Augmented Reality (AR) is not a new phenomenon in the information technology industry although there is a lot of buzz around it in the recent years. The history of AR traces back to 1950s and 60s even before personal computing evolved. With devices such as Sensoroma, head mounted displays that were built back then, the seeds of augmented reality were sown quite a few decades ago.
However, Augmented Reality like other pieces in the reality spectrum, whether it be virtual reality, mixed reality, augmented virtuality, has picked momentum in recent years given the growth in mobile, social computing, the more sophisticated devices including cameras, head mounted gear, improved system processing speeds, internet speeds, inter-connectivity amongst devices amongst others. These together have created a new market for this industry including the overwhelming support from users, whether in domains such as games, entertainment, health care, travel etc. Thus from a stakeholder sponsorship, to technology innovations and capabilities, to a market for consumption, the timing is just right for augmented reality to take centre stage.
At a very high level, what is augmented reality and how is quality contributing to rich solutions in this space? As the name suggests Augmented Reality is augmenting a reality / real scenario. For example, a user in a zoo in a safari wants to view a lion far away, up close on his/her car window, giving options to zoom in/out and carry on other activities, which one cannot, in the real environment. Herein, we are taking the real environment and augmenting it. To enable augmented reality testing, live feeds are very important. A number of challenges around testing for different platforms, surfaces (for example, a user can project the augmented reality even on a wall), inter-operability with other apps, connect back to the device which is often a mobile devices, are all important things to focus on, in testing. While certain core scenarios around view points, touch pad, core operations around zoom, object properties etc. can be built as a generalized set for AR testing, a lot comes in exploratory with creative thinking and experience, over time. Besides just Augmented Reality app testing experience, domain knowledge also helps here. For example, what specific scenarios to try for AR app testing specific to entertainment, games etc. goes a long way in making the test effort effective.
Similar the other aspect of Augmented Reality is the opportunities it provides to enable smarter software testing. Herein, there is a lot of room for innovation – our testers at QA InfoTech, for example, have experimented with faster test case management using augmented reality that captures testers gestures and interprets them to log results, especially in manual efforts. This is just one possibility of the many that exist, where AR provides good scope to automate mundane processes that we take on.
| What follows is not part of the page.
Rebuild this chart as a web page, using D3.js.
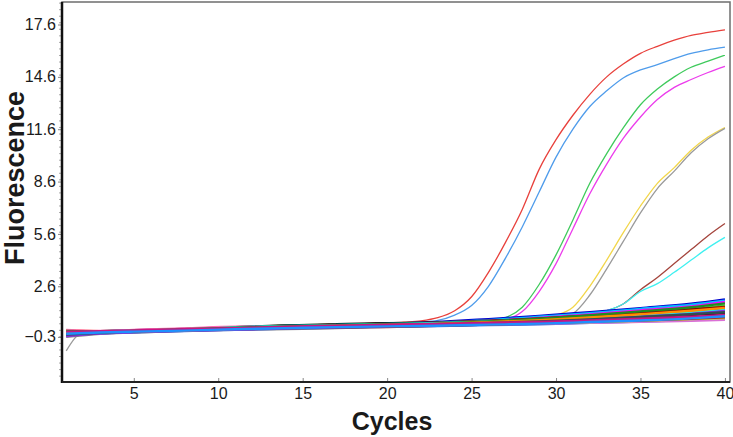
<!DOCTYPE html>
<html>
<head>
<meta charset="utf-8">
<script src="https://cdn.jsdelivr.net/npm/d3@7"></script>
<style>
  html, body { margin: 0; padding: 0; background: #fff; }
  svg { display: block; }
  text { font-family: "Liberation Sans", Arial, sans-serif; fill: #1a1a1a; }
</style>
</head>
<body>
<svg id="chart" width="733" height="437"></svg>
<script>
// tick labels
const xTicks = [5, 10, 15, 20, 25, 30, 35, 40];
const yTicks = [-0.3, 2.6, 5.6, 8.6, 11.6, 14.6, 17.6];

// cycles sampled for the amplified curves and for the flat (baseline) curves
const ampCycles = [1, 2, 5, 10, 15, 20, 21, 22, 23, 24, 25, 26, 27, 28, 29, 30,
  31, 32, 33, 34, 35, 36, 37, 38, 39, 40];
const baseCycles = [1, 3, 5, 8, 11, 14, 17, 20, 23, 26, 29, 32, 35, 38, 40];

// amplified samples
const ampNames = ["red", "blue", "green", "magenta", "yellow", "grey", "brown", "cyan"];
const ampColors = ["#e8413c", "#4f9ceb", "#3fca5c", "#ec3cec", "#f2d64a", "#9a9a9a", "#a4443c", "#3ff0f0"];
const ampValues = [
  [-0.05, 0.0, 0.08, 0.22, 0.38, 0.5, 0.55, 0.62, 0.8, 1.2, 2.0, 3.4, 5.1, 7.0, 9.3, 11.0, 12.4, 13.6, 14.6, 15.35, 15.95, 16.35, 16.7, 16.98, 17.15, 17.3],
  [-0.1, -0.02, 0.05, 0.2, 0.35, 0.48, 0.52, 0.56, 0.65, 0.95, 1.5, 2.6, 4.2, 6.0, 8.0, 10.0, 11.6, 12.9, 13.8, 14.55, 15.0, 15.3, 15.65, 15.95, 16.15, 16.3],
  [0.0, 0.02, 0.1, 0.25, 0.4, 0.45, 0.48, 0.5, 0.52, 0.55, 0.58, 0.62, 0.8, 1.4, 2.7, 4.4, 6.4, 8.5, 10.2, 11.7, 13.0, 13.9, 14.6, 15.15, 15.5, 15.85],
  [-0.08, 0.0, 0.06, 0.2, 0.32, 0.46, 0.48, 0.5, 0.54, 0.56, 0.6, 0.64, 0.72, 1.15, 2.3, 3.9, 5.9, 7.9, 9.6, 11.1, 12.3, 13.3, 14.0, 14.45, 14.85, 15.2],
  [-0.12, -0.04, 0.03, 0.18, 0.3, 0.42, 0.45, 0.48, 0.5, 0.54, 0.58, 0.6, 0.64, 0.7, 0.78, 0.95, 1.4, 2.6, 4.1, 5.7, 7.2, 8.5, 9.4, 10.4, 11.15, 11.7],
  [-1.1, -0.05, 0.04, 0.15, 0.3, 0.4, 0.42, 0.45, 0.48, 0.5, 0.55, 0.58, 0.62, 0.66, 0.72, 0.8, 1.05, 2.1, 3.6, 5.2, 6.8, 8.2, 9.2, 10.25, 11.05, 11.65],
  [-0.2, -0.06, 0.02, 0.16, 0.28, 0.38, 0.4, 0.44, 0.48, 0.52, 0.56, 0.6, 0.64, 0.7, 0.76, 0.82, 0.9, 1.0, 1.2, 1.6, 2.4, 3.1, 3.9, 4.7, 5.5, 6.2],
  [-0.15, -0.04, 0.04, 0.18, 0.3, 0.4, 0.42, 0.45, 0.5, 0.52, 0.55, 0.6, 0.65, 0.7, 0.76, 0.84, 0.92, 1.02, 1.2, 1.6, 2.3, 2.75, 3.4, 4.1, 4.8, 5.4]
];

// non-amplified samples
const baseColors = ["#0000cd", "#00bfff", "#ff00ff", "#32cd32", "#ff0000", "#8b0000", "#000080",
  "#9370db", "#ffa500", "#ffd700", "#808080", "#000000", "#7fff00", "#ff69b4", "#008080",
  "#4169e1", "#da70d6", "#adff2f", "#b22222", "#00ffff", "#8a2be2", "#228b22", "#ff8c00",
  "#2f4f4f", "#c71585", "#1e90ff"];
const baseValues = [
  [-0.05, 0.0, 0.02, 0.12, 0.2, 0.28, 0.35, 0.42, 0.55, 0.72, 0.9, 1.12, 1.35, 1.6, 1.85],
  [-0.1, -0.02, 0.05, 0.1, 0.22, 0.3, 0.33, 0.45, 0.5, 0.66, 0.85, 1.05, 1.3, 1.55, 1.78],
  [0.05, 0.02, 0.08, 0.15, 0.18, 0.25, 0.38, 0.4, 0.48, 0.6, 0.78, 0.98, 1.22, 1.45, 1.7],
  [-0.2, -0.1, 0.0, 0.08, 0.15, 0.22, 0.3, 0.35, 0.45, 0.58, 0.72, 0.9, 1.1, 1.3, 1.5],
  [-0.15, -0.05, 0.02, 0.1, 0.2, 0.25, 0.28, 0.38, 0.42, 0.55, 0.68, 0.85, 1.02, 1.25, 1.42],
  [0.0, -0.03, 0.04, 0.14, 0.25, 0.32, 0.4, 0.45, 0.52, 0.62, 0.75, 0.92, 1.08, 1.28, 1.38],
  [-0.25, -0.08, -0.02, 0.05, 0.12, 0.2, 0.22, 0.3, 0.38, 0.5, 0.62, 0.78, 0.95, 1.12, 1.3],
  [-0.08, 0.0, 0.05, 0.1, 0.18, 0.3, 0.35, 0.4, 0.45, 0.52, 0.64, 0.78, 0.92, 1.08, 1.22],
  [0.08, 0.03, 0.06, 0.12, 0.22, 0.28, 0.3, 0.42, 0.48, 0.55, 0.6, 0.72, 0.88, 1.02, 1.15],
  [-0.12, -0.06, 0.0, 0.08, 0.14, 0.18, 0.26, 0.32, 0.4, 0.48, 0.55, 0.66, 0.8, 0.95, 1.08],
  [-0.3, -0.12, -0.05, 0.05, 0.1, 0.15, 0.2, 0.28, 0.35, 0.42, 0.5, 0.6, 0.72, 0.88, 1.0],
  [-0.02, 0.02, 0.08, 0.16, 0.26, 0.35, 0.42, 0.48, 0.5, 0.55, 0.58, 0.68, 0.78, 0.9, 0.98],
  [-0.18, -0.04, 0.03, 0.1, 0.16, 0.24, 0.3, 0.36, 0.38, 0.45, 0.52, 0.6, 0.7, 0.82, 0.92],
  [0.1, 0.04, 0.1, 0.18, 0.28, 0.3, 0.36, 0.4, 0.42, 0.48, 0.5, 0.58, 0.66, 0.78, 0.86],
  [-0.1, -0.02, 0.02, 0.08, 0.18, 0.22, 0.25, 0.3, 0.35, 0.4, 0.45, 0.52, 0.6, 0.7, 0.8],
  [-0.22, -0.1, -0.04, 0.04, 0.1, 0.18, 0.24, 0.28, 0.32, 0.38, 0.42, 0.5, 0.58, 0.66, 0.74],
  [-0.05, 0.0, 0.06, 0.12, 0.16, 0.22, 0.3, 0.32, 0.38, 0.42, 0.46, 0.5, 0.56, 0.62, 0.68],
  [0.02, 0.0, 0.04, 0.1, 0.2, 0.26, 0.28, 0.35, 0.4, 0.44, 0.5, 0.55, 0.62, 0.72, 0.78],
  [-0.14, -0.06, 0.0, 0.06, 0.14, 0.2, 0.25, 0.27, 0.33, 0.4, 0.48, 0.56, 0.64, 0.74, 0.82],
  [-0.06, 0.02, 0.04, 0.1, 0.24, 0.32, 0.38, 0.44, 0.5, 0.58, 0.68, 0.8, 0.94, 1.1, 1.24],
  [-0.26, -0.1, -0.03, 0.06, 0.12, 0.2, 0.26, 0.32, 0.4, 0.5, 0.6, 0.72, 0.86, 1.02, 1.18],
  [0.04, 0.0, 0.05, 0.14, 0.22, 0.3, 0.36, 0.42, 0.46, 0.58, 0.74, 0.94, 1.16, 1.4, 1.62],
  [-0.08, -0.04, 0.02, 0.08, 0.16, 0.26, 0.32, 0.38, 0.44, 0.54, 0.66, 0.82, 1.0, 1.2, 1.36],
  [-0.16, -0.06, 0.02, 0.1, 0.18, 0.24, 0.3, 0.34, 0.4, 0.5, 0.58, 0.7, 0.84, 1.0, 1.12],
  [0.0, 0.02, 0.07, 0.14, 0.2, 0.28, 0.34, 0.4, 0.44, 0.5, 0.56, 0.64, 0.74, 0.86, 0.96],
  [-0.12, -0.05, 0.0, 0.06, 0.14, 0.2, 0.26, 0.3, 0.34, 0.4, 0.46, 0.55, 0.64, 0.76, 0.88]
];

const plot = { left: 62, right: 730, top: 2, bottom: 382 };

const svg = d3.select("#chart");

const x = d3.scaleLinear().domain([0.75, 40.3]).range([plot.left, plot.right]);
const y = d3.scaleLinear().domain([-2.886, 18.89]).range([plot.bottom, plot.top]);

const line = d3.line()
  .x((d) => x(d[0]))
  .y((d) => y(d[1]))
  .curve(d3.curveMonotoneX);

const curves = svg.append("g");

// amplified curves underneath, flat band drawn over them
curves.selectAll(".amp")
  .data(ampValues)
  .enter()
  .append("path")
  .attr("class", "amp")
  .attr("fill", "none")
  .attr("stroke", (d, i) => ampColors[i])
  .attr("stroke-width", 1.3)
  .attr("stroke-linejoin", "round")
  .attr("d", (vals) => line(vals.map((v, j) => [ampCycles[j], v])));

curves.selectAll(".base")
  .data(baseValues)
  .enter()
  .append("path")
  .attr("class", "base")
  .attr("fill", "none")
  .attr("stroke", (d, i) => baseColors[i % baseColors.length])
  .attr("stroke-width", 2.4)
  .attr("stroke-linejoin", "round")
  .attr("d", (vals) => line(vals.map((v, j) => [baseCycles[j], v])));

// frame
svg.append("rect")
  .attr("x", plot.left)
  .attr("y", plot.top)
  .attr("width", plot.right - plot.left)
  .attr("height", plot.bottom - plot.top)
  .attr("fill", "none")
  .attr("stroke", "#6e6e6e")
  .attr("stroke-width", 1.5);

// minor y ticks
const minor = d3.range(-2.55, 18.9, 0.375);
svg.append("g")
  .selectAll("line")
  .data(minor)
  .enter()
  .append("line")
  .attr("x1", plot.left - 3)
  .attr("x2", plot.left)
  .attr("y1", (d) => y(d))
  .attr("y2", (d) => y(d))
  .attr("stroke", "#aaa")
  .attr("stroke-width", 1);

const yAxis = svg.append("g")
  .attr("transform", "translate(" + plot.left + ",0)")
  .call(d3.axisLeft(y).tickValues(yTicks).tickFormat(d3.format(".1f")).tickSize(4).tickPadding(2));

const xAxis = svg.append("g")
  .attr("transform", "translate(0," + plot.bottom + ")")
  .call(d3.axisBottom(x).tickValues(xTicks).tickSize(-4).tickPadding(6));

[yAxis, xAxis].forEach((a) => {
  a.select(".domain").remove();
  a.selectAll("line").attr("stroke", "#888");
  a.selectAll("text")
    .style("font-family", "'Liberation Sans', Arial, sans-serif")
    .style("font-size", "16px")
    .attr("fill", "#1a1a1a");
});

// axis lines
svg.append("line")
  .attr("x1", plot.left).attr("x2", plot.left)
  .attr("y1", plot.top).attr("y2", plot.bottom + 1)
  .attr("stroke", "#111").attr("stroke-width", 2.5);
svg.append("line")
  .attr("x1", plot.left).attr("x2", plot.right)
  .attr("y1", plot.bottom).attr("y2", plot.bottom)
  .attr("stroke", "#222").attr("stroke-width", 2);

// titles
svg.append("text")
  .attr("transform", "translate(24,178) rotate(-90)")
  .attr("text-anchor", "middle")
  .style("font-size", "27px")
  .style("font-weight", "bold")
  .text("Fluorescence");

svg.append("text")
  .attr("x", 392)
  .attr("y", 430)
  .attr("text-anchor", "middle")
  .style("font-size", "25px")
  .style("font-weight", "bold")
  .text("Cycles");
</script>
</body>
</html>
At an industry level though, all of these new technologies, be it AI, ML, AR, VR, have a lot of promise; engineering and R&D teams are actively playing around in leveraging them to build compelling solutions for end users as well as productively use them for smart operations. However all of these have an element of caution to be exercised in ensuring that the applications they are put to use to, do not compromise on the corporate responsibility we all hold in the societies we belong to. This becomes an important test too as part of augmented reality app testing, as in any of these other new technologies that are becoming mainstream.